━━ Information shown ━━

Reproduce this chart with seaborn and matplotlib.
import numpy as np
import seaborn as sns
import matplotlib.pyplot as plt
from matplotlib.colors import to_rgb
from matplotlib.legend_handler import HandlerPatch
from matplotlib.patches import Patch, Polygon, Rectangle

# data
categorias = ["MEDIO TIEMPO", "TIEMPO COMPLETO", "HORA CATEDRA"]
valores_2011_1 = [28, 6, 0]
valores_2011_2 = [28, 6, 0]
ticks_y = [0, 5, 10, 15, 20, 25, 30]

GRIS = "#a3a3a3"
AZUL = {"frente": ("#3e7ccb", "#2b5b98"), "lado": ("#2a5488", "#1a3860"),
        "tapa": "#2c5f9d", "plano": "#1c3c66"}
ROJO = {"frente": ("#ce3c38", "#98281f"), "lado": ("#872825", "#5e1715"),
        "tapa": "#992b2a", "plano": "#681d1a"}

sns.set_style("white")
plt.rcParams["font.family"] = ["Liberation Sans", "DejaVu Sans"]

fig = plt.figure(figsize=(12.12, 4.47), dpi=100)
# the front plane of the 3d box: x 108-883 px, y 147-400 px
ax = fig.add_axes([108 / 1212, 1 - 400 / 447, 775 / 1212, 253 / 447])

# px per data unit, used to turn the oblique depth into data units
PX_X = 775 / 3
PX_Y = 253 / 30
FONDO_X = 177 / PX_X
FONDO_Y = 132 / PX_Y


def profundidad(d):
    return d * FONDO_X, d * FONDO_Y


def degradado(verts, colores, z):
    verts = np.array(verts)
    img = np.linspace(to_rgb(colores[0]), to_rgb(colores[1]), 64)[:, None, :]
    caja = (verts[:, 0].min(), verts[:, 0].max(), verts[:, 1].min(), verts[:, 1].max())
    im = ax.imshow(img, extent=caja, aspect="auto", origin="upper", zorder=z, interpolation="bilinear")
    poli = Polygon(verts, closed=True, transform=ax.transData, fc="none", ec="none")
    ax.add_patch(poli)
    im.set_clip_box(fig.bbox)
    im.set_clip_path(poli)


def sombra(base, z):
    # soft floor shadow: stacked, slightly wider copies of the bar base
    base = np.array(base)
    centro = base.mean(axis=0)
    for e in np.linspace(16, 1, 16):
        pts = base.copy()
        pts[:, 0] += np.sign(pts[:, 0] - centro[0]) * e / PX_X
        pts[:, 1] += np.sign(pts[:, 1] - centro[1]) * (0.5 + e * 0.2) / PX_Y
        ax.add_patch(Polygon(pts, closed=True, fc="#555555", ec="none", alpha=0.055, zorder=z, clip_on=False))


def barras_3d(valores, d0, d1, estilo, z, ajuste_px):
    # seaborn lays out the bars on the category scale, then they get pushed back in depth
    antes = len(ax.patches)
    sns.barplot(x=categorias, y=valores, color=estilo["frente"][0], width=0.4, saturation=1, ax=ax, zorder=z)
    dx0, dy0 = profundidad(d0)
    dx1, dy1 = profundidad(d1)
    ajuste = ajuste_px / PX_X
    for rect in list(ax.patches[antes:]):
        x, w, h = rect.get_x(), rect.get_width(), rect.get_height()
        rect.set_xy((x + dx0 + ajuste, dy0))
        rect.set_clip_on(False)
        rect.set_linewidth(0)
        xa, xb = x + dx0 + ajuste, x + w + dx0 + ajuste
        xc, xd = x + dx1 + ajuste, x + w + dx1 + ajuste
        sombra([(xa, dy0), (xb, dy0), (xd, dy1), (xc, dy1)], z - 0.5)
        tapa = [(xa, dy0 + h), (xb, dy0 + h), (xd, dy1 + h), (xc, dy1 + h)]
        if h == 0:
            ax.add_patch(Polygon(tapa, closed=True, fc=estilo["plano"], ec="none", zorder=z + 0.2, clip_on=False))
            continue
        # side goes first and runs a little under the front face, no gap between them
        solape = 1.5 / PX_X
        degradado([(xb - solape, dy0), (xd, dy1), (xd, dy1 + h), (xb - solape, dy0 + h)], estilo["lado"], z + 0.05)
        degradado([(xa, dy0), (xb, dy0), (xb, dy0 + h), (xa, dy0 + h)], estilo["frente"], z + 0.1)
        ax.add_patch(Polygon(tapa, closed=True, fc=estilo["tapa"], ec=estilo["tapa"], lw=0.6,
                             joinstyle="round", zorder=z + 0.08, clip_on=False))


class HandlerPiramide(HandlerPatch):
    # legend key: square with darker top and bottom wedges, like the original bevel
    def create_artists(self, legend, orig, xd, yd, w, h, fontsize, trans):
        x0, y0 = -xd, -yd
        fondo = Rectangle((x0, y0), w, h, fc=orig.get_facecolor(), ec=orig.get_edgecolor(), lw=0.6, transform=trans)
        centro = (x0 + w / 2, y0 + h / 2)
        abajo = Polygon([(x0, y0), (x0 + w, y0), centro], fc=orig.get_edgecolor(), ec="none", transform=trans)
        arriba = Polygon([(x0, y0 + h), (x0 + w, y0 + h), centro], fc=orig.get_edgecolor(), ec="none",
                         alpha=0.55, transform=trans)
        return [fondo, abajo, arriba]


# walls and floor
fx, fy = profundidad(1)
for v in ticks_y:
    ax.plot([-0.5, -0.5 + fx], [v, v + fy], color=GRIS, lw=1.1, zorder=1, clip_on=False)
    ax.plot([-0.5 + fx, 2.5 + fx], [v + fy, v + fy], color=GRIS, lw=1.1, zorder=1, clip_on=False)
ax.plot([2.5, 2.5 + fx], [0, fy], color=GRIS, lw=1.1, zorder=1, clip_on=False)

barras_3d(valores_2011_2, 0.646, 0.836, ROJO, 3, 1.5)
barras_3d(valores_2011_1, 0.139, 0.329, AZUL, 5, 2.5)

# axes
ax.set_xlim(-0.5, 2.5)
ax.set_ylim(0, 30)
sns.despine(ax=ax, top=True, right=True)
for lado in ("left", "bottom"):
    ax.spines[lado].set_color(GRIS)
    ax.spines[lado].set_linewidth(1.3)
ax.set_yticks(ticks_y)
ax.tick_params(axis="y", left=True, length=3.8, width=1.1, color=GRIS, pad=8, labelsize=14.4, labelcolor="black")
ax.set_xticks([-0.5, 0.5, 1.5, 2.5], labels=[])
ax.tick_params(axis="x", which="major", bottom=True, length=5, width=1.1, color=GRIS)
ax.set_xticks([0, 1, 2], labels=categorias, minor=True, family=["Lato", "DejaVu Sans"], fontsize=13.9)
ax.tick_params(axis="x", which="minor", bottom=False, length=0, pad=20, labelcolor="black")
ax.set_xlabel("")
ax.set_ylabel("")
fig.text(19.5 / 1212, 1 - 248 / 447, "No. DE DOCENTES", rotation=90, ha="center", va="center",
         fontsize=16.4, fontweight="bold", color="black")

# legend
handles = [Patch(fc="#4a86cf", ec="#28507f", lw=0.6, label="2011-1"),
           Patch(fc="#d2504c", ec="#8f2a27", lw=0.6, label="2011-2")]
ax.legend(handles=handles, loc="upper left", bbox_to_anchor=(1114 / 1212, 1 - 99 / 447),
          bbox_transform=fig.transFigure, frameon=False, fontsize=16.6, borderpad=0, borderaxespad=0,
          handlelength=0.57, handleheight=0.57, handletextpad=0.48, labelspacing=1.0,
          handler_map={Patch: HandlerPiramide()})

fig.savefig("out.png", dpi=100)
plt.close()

━━━

Exercise brief: Give back the whole listing, word for word.

Answer to the exercise:
Reproduce this chart with seaborn and matplotlib.
import numpy as np
import seaborn as sns
import matplotlib.pyplot as plt
from matplotlib.colors import to_rgb
from matplotlib.legend_handler import HandlerPatch
from matplotlib.patches import Patch, Polygon, Rectangle

# data
categorias = ["MEDIO TIEMPO", "TIEMPO COMPLETO", "HORA CATEDRA"]
valores_2011_1 = [28, 6, 0]
valores_2011_2 = [28, 6, 0]
ticks_y = [0, 5, 10, 15, 20, 25, 30]

GRIS = "#a3a3a3"
AZUL = {"frente": ("#3e7ccb", "#2b5b98"), "lado": ("#2a5488", "#1a3860"),
        "tapa": "#2c5f9d", "plano": "#1c3c66"}
ROJO = {"frente": ("#ce3c38", "#98281f"), "lado": ("#872825", "#5e1715"),
        "tapa": "#992b2a", "plano": "#681d1a"}

sns.set_style("white")
plt.rcParams["font.family"] = ["Liberation Sans", "DejaVu Sans"]

fig = plt.figure(figsize=(12.12, 4.47), dpi=100)
# the front plane of the 3d box: x 108-883 px, y 147-400 px
ax = fig.add_axes([108 / 1212, 1 - 400 / 447, 775 / 1212, 253 / 447])

# px per data unit, used to turn the oblique depth into data units
PX_X = 775 / 3
PX_Y = 253 / 30
FONDO_X = 177 / PX_X
FONDO_Y = 132 / PX_Y


def profundidad(d):
    return d * FONDO_X, d * FONDO_Y


def degradado(verts, colores, z):
    verts = np.array(verts)
    img = np.linspace(to_rgb(colores[0]), to_rgb(colores[1]), 64)[:, None, :]
    caja = (verts[:, 0].min(), verts[:, 0].max(), verts[:, 1].min(), verts[:, 1].max())
    im = ax.imshow(img, extent=caja, aspect="auto", origin="upper", zorder=z, interpolation="bilinear")
    poli = Polygon(verts, closed=True, transform=ax.transData, fc="none", ec="none")
    ax.add_patch(poli)
    im.set_clip_box(fig.bbox)
    im.set_clip_path(poli)


def sombra(base, z):
    # soft floor shadow: stacked, slightly wider copies of the bar base
    base = np.array(base)
    centro = base.mean(axis=0)
    for e in np.linspace(16, 1, 16):
        pts = base.copy()
        pts[:, 0] += np.sign(pts[:, 0] - centro[0]) * e / PX_X
        pts[:, 1] += np.sign(pts[:, 1] - centro[1]) * (0.5 + e * 0.2) / PX_Y
        ax.add_patch(Polygon(pts, closed=True, fc="#555555", ec="none", alpha=0.055, zorder=z, clip_on=False))


def barras_3d(valores, d0, d1, estilo, z, ajuste_px):
    # seaborn lays out the bars on the category scale, then they get pushed back in depth
    antes = len(ax.patches)
    sns.barplot(x=categorias, y=valores, color=estilo["frente"][0], width=0.4, saturation=1, ax=ax, zorder=z)
    dx0, dy0 = profundidad(d0)
    dx1, dy1 = profundidad(d1)
    ajuste = ajuste_px / PX_X
    for rect in list(ax.patches[antes:]):
        x, w, h = rect.get_x(), rect.get_width(), rect.get_height()
        rect.set_xy((x + dx0 + ajuste, dy0))
        rect.set_clip_on(False)
        rect.set_linewidth(0)
        xa, xb = x + dx0 + ajuste, x + w + dx0 + ajuste
        xc, xd = x + dx1 + ajuste, x + w + dx1 + ajuste
        sombra([(xa, dy0), (xb, dy0), (xd, dy1), (xc, dy1)], z - 0.5)
        tapa = [(xa, dy0 + h), (xb, dy0 + h), (xd, dy1 + h), (xc, dy1 + h)]
        if h == 0:
            ax.add_patch(Polygon(tapa, closed=True, fc=estilo["plano"], ec="none", zorder=z + 0.2, clip_on=False))
            continue
        # side goes first and runs a little under the front face, no gap between them
        solape = 1.5 / PX_X
        degradado([(xb - solape, dy0), (xd, dy1), (xd, dy1 + h), (xb - solape, dy0 + h)], estilo["lado"], z + 0.05)
        degradado([(xa, dy0), (xb, dy0), (xb, dy0 + h), (xa, dy0 + h)], estilo["frente"], z + 0.1)
        ax.add_patch(Polygon(tapa, closed=True, fc=estilo["tapa"], ec=estilo["tapa"], lw=0.6,
                             joinstyle="round", zorder=z + 0.08, clip_on=False))


class HandlerPiramide(HandlerPatch):
    # legend key: square with darker top and bottom wedges, like the original bevel
    def create_artists(self, legend, orig, xd, yd, w, h, fontsize, trans):
        x0, y0 = -xd, -yd
        fondo = Rectangle((x0, y0), w, h, fc=orig.get_facecolor(), ec=orig.get_edgecolor(), lw=0.6, transform=trans)
        centro = (x0 + w / 2, y0 + h / 2)
        abajo = Polygon([(x0, y0), (x0 + w, y0), centro], fc=orig.get_edgecolor(), ec="none", transform=trans)
        arriba = Polygon([(x0, y0 + h), (x0 + w, y0 + h), centro], fc=orig.get_edgecolor(), ec="none",
                         alpha=0.55, transform=trans)
        return [fondo, abajo, arriba]


# walls and floor
fx, fy = profundidad(1)
for v in ticks_y:
    ax.plot([-0.5, -0.5 + fx], [v, v + fy], color=GRIS, lw=1.1, zorder=1, clip_on=False)
    ax.plot([-0.5 + fx, 2.5 + fx], [v + fy, v + fy], color=GRIS, lw=1.1, zorder=1, clip_on=False)
ax.plot([2.5, 2.5 + fx], [0, fy], color=GRIS, lw=1.1, zorder=1, clip_on=False)

barras_3d(valores_2011_2, 0.646, 0.836, ROJO, 3, 1.5)
barras_3d(valores_2011_1, 0.139, 0.329, AZUL, 5, 2.5)

# axes
ax.set_xlim(-0.5, 2.5)
ax.set_ylim(0, 30)
sns.despine(ax=ax, top=True, right=True)
for lado in ("left", "bottom"):
    ax.spines[lado].set_color(GRIS)
    ax.spines[lado].set_linewidth(1.3)
ax.set_yticks(ticks_y)
ax.tick_params(axis="y", left=True, length=3.8, width=1.1, color=GRIS, pad=8, labelsize=14.4, labelcolor="black")
ax.set_xticks([-0.5, 0.5, 1.5, 2.5], labels=[])
ax.tick_params(axis="x", which="major", bottom=True, length=5, width=1.1, color=GRIS)
ax.set_xticks([0, 1, 2], labels=categorias, minor=True, family=["Lato", "DejaVu Sans"], fontsize=13.9)
ax.tick_params(axis="x", which="minor", bottom=False, length=0, pad=20, labelcolor="black")
ax.set_xlabel("")
ax.set_ylabel("")
fig.text(19.5 / 1212, 1 - 248 / 447, "No. DE DOCENTES", rotation=90, ha="center", va="center",
         fontsize=16.4, fontweight="bold", color="black")

# legend
handles = [Patch(fc="#4a86cf", ec="#28507f", lw=0.6, label="2011-1"),
           Patch(fc="#d2504c", ec="#8f2a27", lw=0.6, label="2011-2")]
ax.legend(handles=handles, loc="upper left", bbox_to_anchor=(1114 / 1212, 1 - 99 / 447),
          bbox_transform=fig.transFigure, frameon=False, fontsize=16.6, borderpad=0, borderaxespad=0,
          handlelength=0.57, handleheight=0.57, handletextpad=0.48, labelspacing=1.0,
          handler_map={Patch: HandlerPiramide()})

fig.savefig("out.png", dpi=100)
plt.close()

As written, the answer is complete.